*Exercise brief*:
Without the pictures, extract every line from the start of the material to the line containing "import plotly.graph_objects as go", both ends included.
* BEGIN Information provided *
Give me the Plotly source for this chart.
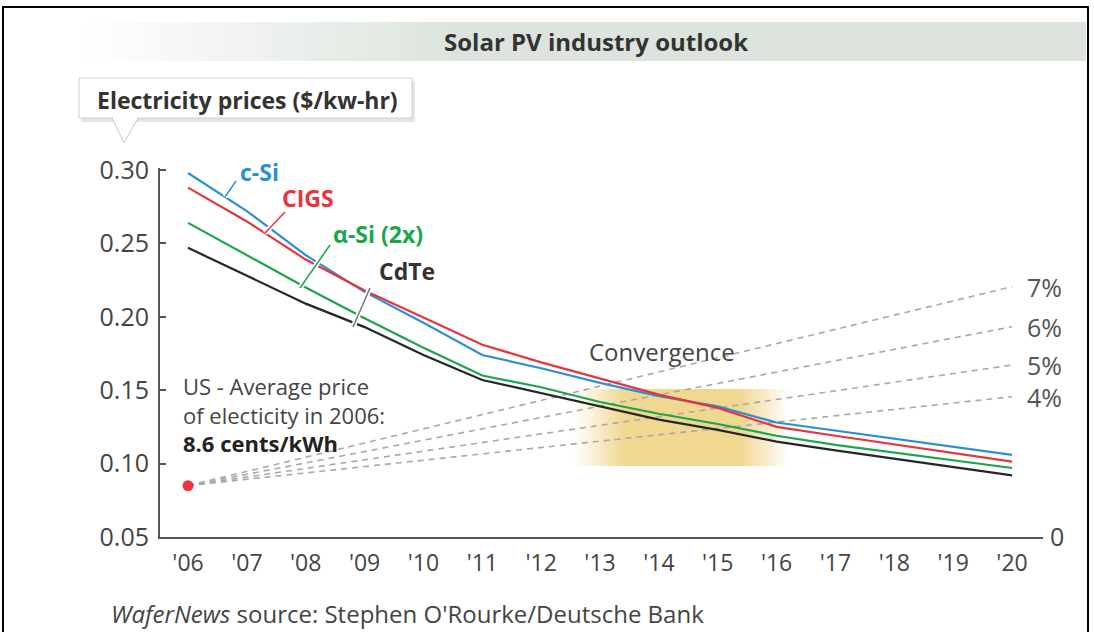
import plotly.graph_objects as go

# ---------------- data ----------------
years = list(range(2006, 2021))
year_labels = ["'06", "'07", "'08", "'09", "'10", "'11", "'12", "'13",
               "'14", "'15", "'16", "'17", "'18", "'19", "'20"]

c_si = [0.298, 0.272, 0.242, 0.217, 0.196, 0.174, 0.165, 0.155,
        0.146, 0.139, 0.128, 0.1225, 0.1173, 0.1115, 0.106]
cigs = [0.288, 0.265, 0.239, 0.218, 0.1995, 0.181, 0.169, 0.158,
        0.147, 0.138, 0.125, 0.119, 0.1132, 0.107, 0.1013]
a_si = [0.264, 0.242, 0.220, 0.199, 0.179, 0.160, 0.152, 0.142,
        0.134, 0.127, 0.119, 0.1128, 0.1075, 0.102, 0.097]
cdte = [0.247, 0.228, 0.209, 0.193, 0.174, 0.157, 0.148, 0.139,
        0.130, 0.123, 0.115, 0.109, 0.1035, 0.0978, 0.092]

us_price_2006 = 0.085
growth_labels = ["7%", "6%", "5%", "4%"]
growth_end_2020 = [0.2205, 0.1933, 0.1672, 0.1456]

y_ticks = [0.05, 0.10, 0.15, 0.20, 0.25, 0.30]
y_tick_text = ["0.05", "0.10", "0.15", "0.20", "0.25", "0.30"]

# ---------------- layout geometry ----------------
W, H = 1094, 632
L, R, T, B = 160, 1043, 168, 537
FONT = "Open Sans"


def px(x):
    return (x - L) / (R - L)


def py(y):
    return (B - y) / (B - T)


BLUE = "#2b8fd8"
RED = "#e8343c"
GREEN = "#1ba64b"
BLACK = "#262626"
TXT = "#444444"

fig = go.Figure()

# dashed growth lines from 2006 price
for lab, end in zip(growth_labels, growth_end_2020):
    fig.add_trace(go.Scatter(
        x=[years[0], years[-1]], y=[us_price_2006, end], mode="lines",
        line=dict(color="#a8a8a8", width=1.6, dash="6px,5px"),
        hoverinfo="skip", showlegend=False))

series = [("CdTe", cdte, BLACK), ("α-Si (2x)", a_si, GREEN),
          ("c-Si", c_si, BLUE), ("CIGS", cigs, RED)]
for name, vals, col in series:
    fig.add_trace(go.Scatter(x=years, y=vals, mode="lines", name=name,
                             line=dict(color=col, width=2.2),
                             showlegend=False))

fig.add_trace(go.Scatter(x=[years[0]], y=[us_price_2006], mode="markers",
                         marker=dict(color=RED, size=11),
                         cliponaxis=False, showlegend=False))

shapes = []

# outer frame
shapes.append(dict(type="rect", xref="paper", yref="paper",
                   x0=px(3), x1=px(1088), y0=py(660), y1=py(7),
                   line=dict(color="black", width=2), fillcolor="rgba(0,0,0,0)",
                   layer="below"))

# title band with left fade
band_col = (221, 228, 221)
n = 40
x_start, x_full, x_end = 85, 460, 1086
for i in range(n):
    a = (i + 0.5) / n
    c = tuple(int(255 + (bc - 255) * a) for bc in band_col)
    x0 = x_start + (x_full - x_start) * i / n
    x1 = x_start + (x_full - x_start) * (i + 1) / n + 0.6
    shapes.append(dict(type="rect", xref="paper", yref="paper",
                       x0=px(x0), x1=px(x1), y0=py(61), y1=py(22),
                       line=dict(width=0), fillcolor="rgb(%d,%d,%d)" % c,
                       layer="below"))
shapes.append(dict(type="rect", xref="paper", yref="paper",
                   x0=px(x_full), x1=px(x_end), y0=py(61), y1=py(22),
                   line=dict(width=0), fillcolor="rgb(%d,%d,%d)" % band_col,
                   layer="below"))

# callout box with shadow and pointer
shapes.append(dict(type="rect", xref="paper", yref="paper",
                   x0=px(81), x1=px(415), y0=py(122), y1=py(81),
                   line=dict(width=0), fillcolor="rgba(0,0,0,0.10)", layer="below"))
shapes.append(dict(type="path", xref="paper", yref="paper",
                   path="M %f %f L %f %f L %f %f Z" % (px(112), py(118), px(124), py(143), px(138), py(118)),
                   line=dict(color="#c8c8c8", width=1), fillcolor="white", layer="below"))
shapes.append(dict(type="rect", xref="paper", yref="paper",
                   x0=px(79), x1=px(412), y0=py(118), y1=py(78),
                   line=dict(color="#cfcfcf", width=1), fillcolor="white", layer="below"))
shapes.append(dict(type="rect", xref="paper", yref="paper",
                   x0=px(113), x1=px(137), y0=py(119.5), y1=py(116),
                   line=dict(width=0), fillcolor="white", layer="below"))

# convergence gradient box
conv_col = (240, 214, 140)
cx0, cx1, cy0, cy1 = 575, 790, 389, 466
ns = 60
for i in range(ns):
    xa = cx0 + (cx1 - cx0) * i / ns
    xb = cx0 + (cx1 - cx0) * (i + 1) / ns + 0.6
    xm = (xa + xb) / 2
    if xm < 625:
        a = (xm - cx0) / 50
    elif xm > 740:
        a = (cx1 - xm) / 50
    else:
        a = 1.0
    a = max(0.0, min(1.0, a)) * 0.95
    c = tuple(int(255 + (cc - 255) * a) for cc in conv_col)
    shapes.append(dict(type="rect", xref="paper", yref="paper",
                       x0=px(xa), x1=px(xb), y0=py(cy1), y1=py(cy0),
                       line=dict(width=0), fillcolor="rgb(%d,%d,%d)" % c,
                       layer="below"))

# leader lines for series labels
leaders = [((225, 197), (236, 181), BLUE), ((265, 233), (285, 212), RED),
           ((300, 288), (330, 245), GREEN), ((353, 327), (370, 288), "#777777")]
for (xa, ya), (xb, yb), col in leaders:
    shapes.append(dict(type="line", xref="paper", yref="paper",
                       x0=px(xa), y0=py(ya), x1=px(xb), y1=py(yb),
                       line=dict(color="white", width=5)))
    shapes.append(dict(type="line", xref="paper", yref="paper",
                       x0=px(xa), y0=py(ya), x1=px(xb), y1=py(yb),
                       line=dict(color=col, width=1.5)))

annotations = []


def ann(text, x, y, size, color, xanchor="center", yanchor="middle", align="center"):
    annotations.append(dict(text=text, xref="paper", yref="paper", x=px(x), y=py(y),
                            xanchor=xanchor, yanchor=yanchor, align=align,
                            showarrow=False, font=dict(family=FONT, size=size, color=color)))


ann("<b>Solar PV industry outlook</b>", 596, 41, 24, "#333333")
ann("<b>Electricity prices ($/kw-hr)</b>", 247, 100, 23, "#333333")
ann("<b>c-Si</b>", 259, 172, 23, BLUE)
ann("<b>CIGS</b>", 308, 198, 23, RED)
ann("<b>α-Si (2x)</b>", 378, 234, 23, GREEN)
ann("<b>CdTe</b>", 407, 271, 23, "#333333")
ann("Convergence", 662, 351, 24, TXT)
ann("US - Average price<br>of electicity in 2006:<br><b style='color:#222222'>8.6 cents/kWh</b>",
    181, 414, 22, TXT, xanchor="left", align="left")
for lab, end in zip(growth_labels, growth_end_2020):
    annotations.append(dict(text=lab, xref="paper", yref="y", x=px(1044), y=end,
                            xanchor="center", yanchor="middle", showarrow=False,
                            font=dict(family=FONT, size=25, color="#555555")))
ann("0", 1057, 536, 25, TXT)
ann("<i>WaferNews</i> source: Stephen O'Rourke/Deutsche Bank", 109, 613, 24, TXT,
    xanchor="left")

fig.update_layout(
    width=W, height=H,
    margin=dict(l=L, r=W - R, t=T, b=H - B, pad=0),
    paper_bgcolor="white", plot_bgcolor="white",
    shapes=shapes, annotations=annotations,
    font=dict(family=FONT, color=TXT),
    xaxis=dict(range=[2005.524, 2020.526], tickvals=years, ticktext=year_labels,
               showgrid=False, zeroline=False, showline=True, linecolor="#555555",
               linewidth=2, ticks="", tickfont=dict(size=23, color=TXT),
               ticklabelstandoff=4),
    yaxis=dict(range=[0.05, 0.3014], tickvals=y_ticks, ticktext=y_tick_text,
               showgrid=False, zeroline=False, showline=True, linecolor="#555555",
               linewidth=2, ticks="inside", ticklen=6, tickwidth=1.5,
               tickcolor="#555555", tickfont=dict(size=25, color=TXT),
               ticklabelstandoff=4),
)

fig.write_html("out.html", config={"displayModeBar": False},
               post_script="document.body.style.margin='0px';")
* END Information provided *
*Task answer*:
Give me the Plotly source for this chart.
import plotly.graph_objects as go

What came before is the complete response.